◆ Task details
Your task is to transcribe all of the data below exactly, omitting the images.

◆ Material
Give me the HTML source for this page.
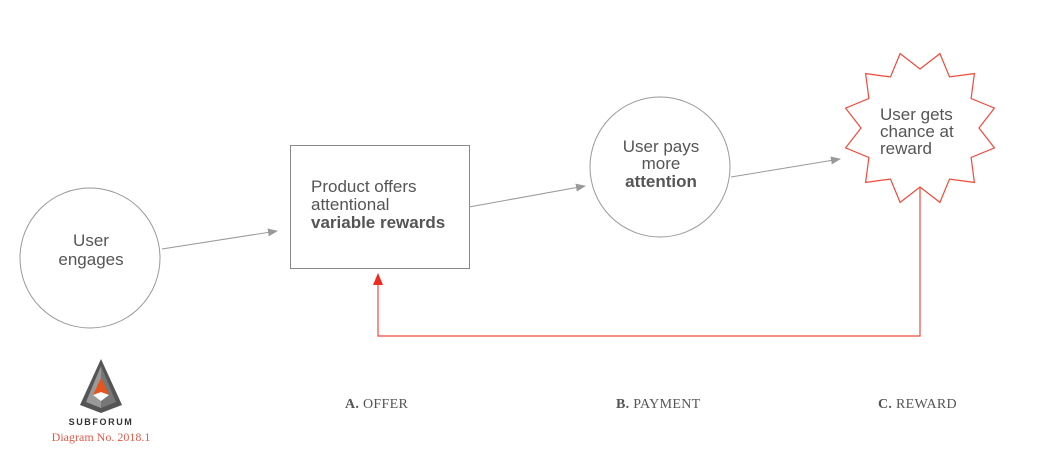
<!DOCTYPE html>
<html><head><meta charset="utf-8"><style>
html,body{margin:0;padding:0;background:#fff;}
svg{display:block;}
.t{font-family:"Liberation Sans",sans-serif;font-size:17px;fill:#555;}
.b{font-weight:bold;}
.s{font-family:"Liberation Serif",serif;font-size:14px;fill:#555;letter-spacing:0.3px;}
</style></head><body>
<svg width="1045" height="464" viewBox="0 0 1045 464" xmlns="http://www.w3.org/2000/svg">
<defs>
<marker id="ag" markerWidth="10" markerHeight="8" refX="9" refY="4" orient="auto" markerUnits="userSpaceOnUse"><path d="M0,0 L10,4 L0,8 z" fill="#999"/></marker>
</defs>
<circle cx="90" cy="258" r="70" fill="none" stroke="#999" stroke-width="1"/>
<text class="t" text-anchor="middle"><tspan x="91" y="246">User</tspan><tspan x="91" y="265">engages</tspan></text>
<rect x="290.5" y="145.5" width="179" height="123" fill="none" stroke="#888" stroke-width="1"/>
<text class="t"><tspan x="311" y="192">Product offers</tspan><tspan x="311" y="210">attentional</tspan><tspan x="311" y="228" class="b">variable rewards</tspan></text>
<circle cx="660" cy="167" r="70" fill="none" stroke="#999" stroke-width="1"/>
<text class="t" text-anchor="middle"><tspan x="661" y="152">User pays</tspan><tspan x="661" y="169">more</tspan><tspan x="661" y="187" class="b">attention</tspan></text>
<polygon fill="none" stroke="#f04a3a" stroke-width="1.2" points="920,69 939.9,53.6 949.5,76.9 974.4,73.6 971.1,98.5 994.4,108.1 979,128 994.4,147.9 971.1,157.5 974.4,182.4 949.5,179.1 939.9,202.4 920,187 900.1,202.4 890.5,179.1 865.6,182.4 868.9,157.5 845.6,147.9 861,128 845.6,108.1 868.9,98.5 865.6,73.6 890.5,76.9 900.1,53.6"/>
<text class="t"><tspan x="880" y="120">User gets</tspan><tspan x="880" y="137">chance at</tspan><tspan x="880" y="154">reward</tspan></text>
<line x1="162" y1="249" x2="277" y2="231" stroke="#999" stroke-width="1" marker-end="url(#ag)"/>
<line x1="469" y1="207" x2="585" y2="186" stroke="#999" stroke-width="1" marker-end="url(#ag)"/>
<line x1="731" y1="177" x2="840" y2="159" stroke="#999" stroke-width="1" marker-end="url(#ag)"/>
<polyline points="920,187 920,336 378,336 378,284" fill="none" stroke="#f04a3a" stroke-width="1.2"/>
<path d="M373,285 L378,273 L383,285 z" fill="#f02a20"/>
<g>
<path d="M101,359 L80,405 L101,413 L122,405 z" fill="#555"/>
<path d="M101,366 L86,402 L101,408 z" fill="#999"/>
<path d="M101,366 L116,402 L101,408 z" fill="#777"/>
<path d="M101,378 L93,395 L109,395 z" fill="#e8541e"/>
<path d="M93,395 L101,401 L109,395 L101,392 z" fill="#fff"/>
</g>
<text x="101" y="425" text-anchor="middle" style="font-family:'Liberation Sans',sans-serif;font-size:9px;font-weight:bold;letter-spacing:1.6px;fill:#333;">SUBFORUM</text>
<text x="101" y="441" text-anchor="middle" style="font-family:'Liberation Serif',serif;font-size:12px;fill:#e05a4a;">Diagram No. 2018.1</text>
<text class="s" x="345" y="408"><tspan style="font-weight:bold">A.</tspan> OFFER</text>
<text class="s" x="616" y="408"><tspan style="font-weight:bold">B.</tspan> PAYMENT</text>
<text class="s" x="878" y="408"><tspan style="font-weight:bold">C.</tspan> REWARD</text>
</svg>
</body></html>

◆ Response
Give me the HTML source for this page.
<!DOCTYPE html>
<html><head><meta charset="utf-8"><style>
html,body{margin:0;padding:0;background:#fff;}
svg{display:block;}
.t{font-family:"Liberation Sans",sans-serif;font-size:17px;fill:#555;}
.b{font-weight:bold;}
.s{font-family:"Liberation Serif",serif;font-size:14px;fill:#555;letter-spacing:0.3px;}
</style></head><body>
<svg width="1045" height="464" viewBox="0 0 1045 464" xmlns="http://www.w3.org/2000/svg">
<defs>
<marker id="ag" markerWidth="10" markerHeight="8" refX="9" refY="4" orient="auto" markerUnits="userSpaceOnUse"><path d="M0,0 L10,4 L0,8 z" fill="#999"/></marker>
</defs>
<circle cx="90" cy="258" r="70" fill="none" stroke="#999" stroke-width="1"/>
<text class="t" text-anchor="middle"><tspan x="91" y="246">User</tspan><tspan x="91" y="265">engages</tspan></text>
<rect x="290.5" y="145.5" width="179" height="123" fill="none" stroke="#888" stroke-width="1"/>
<text class="t"><tspan x="311" y="192">Product offers</tspan><tspan x="311" y="210">attentional</tspan><tspan x="311" y="228" class="b">variable rewards</tspan></text>
<circle cx="660" cy="167" r="70" fill="none" stroke="#999" stroke-width="1"/>
<text class="t" text-anchor="middle"><tspan x="661" y="152">User pays</tspan><tspan x="661" y="169">more</tspan><tspan x="661" y="187" class="b">attention</tspan></text>
<polygon fill="none" stroke="#f04a3a" stroke-width="1.2" points="920,69 939.9,53.6 949.5,76.9 974.4,73.6 971.1,98.5 994.4,108.1 979,128 994.4,147.9 971.1,157.5 974.4,182.4 949.5,179.1 939.9,202.4 920,187 900.1,202.4 890.5,179.1 865.6,182.4 868.9,157.5 845.6,147.9 861,128 845.6,108.1 868.9,98.5 865.6,73.6 890.5,76.9 900.1,53.6"/>
<text class="t"><tspan x="880" y="120">User gets</tspan><tspan x="880" y="137">chance at</tspan><tspan x="880" y="154">reward</tspan></text>
<line x1="162" y1="249" x2="277" y2="231" stroke="#999" stroke-width="1" marker-end="url(#ag)"/>
<line x1="469" y1="207" x2="585" y2="186" stroke="#999" stroke-width="1" marker-end="url(#ag)"/>
<line x1="731" y1="177" x2="840" y2="159" stroke="#999" stroke-width="1" marker-end="url(#ag)"/>
<polyline points="920,187 920,336 378,336 378,284" fill="none" stroke="#f04a3a" stroke-width="1.2"/>
<path d="M373,285 L378,273 L383,285 z" fill="#f02a20"/>
<g>
<path d="M101,359 L80,405 L101,413 L122,405 z" fill="#555"/>
<path d="M101,366 L86,402 L101,408 z" fill="#999"/>
<path d="M101,366 L116,402 L101,408 z" fill="#777"/>
<path d="M101,378 L93,395 L109,395 z" fill="#e8541e"/>
<path d="M93,395 L101,401 L109,395 L101,392 z" fill="#fff"/>
</g>
<text x="101" y="425" text-anchor="middle" style="font-family:'Liberation Sans',sans-serif;font-size:9px;font-weight:bold;letter-spacing:1.6px;fill:#333;">SUBFORUM</text>
<text x="101" y="441" text-anchor="middle" style="font-family:'Liberation Serif',serif;font-size:12px;fill:#e05a4a;">Diagram No. 2018.1</text>
<text class="s" x="345" y="408"><tspan style="font-weight:bold">A.</tspan> OFFER</text>
<text class="s" x="616" y="408"><tspan style="font-weight:bold">B.</tspan> PAYMENT</text>
<text class="s" x="878" y="408"><tspan style="font-weight:bold">C.</tspan> REWARD</text>
</svg>
</body></html>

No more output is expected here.